→ **Given problem**
Pictures are not part of the copy. Retype the lines from the first one through the line that contains "minimum height=96pt] (eh)".

────────────────

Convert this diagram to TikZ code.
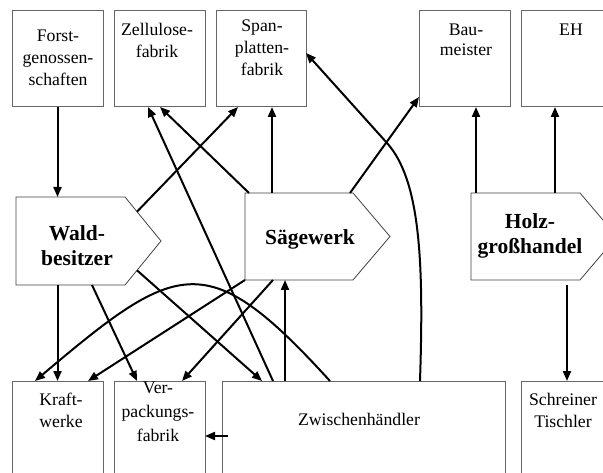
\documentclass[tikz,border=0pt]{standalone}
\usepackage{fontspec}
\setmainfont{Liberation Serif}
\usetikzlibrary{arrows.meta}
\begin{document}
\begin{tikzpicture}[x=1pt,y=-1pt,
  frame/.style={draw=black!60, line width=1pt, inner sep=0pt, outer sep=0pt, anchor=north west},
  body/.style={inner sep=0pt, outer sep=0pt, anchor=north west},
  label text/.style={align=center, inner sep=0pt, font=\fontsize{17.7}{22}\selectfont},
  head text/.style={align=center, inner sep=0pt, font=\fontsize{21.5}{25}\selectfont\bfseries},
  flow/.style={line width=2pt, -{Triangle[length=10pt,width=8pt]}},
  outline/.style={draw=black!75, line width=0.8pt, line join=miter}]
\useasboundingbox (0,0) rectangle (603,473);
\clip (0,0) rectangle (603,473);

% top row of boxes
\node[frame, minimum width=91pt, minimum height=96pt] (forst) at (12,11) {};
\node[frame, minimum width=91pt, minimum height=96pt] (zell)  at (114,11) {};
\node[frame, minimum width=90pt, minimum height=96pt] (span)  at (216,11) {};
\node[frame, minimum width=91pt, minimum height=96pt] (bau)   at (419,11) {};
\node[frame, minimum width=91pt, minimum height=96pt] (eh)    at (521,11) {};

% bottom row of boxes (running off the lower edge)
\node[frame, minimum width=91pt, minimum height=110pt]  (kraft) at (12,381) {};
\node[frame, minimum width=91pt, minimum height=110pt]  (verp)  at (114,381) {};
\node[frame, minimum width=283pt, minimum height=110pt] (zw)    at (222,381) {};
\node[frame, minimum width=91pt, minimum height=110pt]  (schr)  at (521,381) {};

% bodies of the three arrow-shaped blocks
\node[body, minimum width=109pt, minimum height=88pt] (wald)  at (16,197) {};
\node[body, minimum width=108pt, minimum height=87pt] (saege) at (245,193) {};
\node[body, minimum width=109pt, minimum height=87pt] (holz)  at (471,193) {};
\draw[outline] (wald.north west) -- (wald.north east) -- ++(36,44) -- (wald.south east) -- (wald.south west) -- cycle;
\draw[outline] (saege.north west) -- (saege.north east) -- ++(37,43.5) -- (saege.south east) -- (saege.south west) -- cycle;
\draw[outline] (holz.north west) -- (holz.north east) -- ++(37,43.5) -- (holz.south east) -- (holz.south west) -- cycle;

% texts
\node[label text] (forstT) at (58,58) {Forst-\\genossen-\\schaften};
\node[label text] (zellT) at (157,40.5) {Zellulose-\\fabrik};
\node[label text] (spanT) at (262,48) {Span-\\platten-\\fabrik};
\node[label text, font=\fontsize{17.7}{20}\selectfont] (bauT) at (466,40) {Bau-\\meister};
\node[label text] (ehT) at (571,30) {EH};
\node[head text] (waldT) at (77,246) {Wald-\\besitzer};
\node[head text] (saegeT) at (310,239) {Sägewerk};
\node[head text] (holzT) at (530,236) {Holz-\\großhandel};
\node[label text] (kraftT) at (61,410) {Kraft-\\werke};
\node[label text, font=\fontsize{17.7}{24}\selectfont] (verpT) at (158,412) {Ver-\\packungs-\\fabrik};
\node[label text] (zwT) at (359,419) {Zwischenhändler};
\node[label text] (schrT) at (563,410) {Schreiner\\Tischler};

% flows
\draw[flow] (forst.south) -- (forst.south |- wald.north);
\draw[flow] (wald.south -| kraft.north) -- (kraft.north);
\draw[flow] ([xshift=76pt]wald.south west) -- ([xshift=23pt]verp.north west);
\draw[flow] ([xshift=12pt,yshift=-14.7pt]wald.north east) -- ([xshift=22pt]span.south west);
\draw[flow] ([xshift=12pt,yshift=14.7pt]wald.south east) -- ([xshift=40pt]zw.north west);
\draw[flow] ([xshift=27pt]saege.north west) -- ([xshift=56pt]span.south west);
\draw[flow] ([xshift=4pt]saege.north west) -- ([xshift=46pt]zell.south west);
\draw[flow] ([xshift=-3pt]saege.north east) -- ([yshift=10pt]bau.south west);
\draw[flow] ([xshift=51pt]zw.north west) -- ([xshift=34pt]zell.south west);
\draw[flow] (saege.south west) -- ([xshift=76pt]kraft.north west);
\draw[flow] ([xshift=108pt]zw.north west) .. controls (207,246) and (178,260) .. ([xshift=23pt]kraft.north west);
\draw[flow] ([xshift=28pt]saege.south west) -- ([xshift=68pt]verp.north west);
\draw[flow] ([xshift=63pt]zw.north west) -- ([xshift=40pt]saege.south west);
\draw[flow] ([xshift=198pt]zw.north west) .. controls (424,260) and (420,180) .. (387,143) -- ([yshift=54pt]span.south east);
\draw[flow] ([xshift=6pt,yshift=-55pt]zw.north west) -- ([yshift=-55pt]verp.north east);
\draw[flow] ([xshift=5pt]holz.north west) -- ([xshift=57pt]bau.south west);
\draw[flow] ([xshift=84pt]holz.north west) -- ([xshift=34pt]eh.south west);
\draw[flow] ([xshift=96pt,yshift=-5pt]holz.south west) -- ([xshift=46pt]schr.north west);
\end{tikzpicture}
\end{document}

────────────────

→ **Result**
Convert this diagram to TikZ code.
\documentclass[tikz,border=0pt]{standalone}
\usepackage{fontspec}
\setmainfont{Liberation Serif}
\usetikzlibrary{arrows.meta}
\begin{document}
\begin{tikzpicture}[x=1pt,y=-1pt,
  frame/.style={draw=black!60, line width=1pt, inner sep=0pt, outer sep=0pt, anchor=north west},
  body/.style={inner sep=0pt, outer sep=0pt, anchor=north west},
  label text/.style={align=center, inner sep=0pt, font=\fontsize{17.7}{22}\selectfont},
  head text/.style={align=center, inner sep=0pt, font=\fontsize{21.5}{25}\selectfont\bfseries},
  flow/.style={line width=2pt, -{Triangle[length=10pt,width=8pt]}},
  outline/.style={draw=black!75, line width=0.8pt, line join=miter}]
\useasboundingbox (0,0) rectangle (603,473);
\clip (0,0) rectangle (603,473);

% top row of boxes
\node[frame, minimum width=91pt, minimum height=96pt] (forst) at (12,11) {};
\node[frame, minimum width=91pt, minimum height=96pt] (zell)  at (114,11) {};
\node[frame, minimum width=90pt, minimum height=96pt] (span)  at (216,11) {};
\node[frame, minimum width=91pt, minimum height=96pt] (bau)   at (419,11) {};
\node[frame, minimum width=91pt, minimum height=96pt] (eh)    at (521,11) {};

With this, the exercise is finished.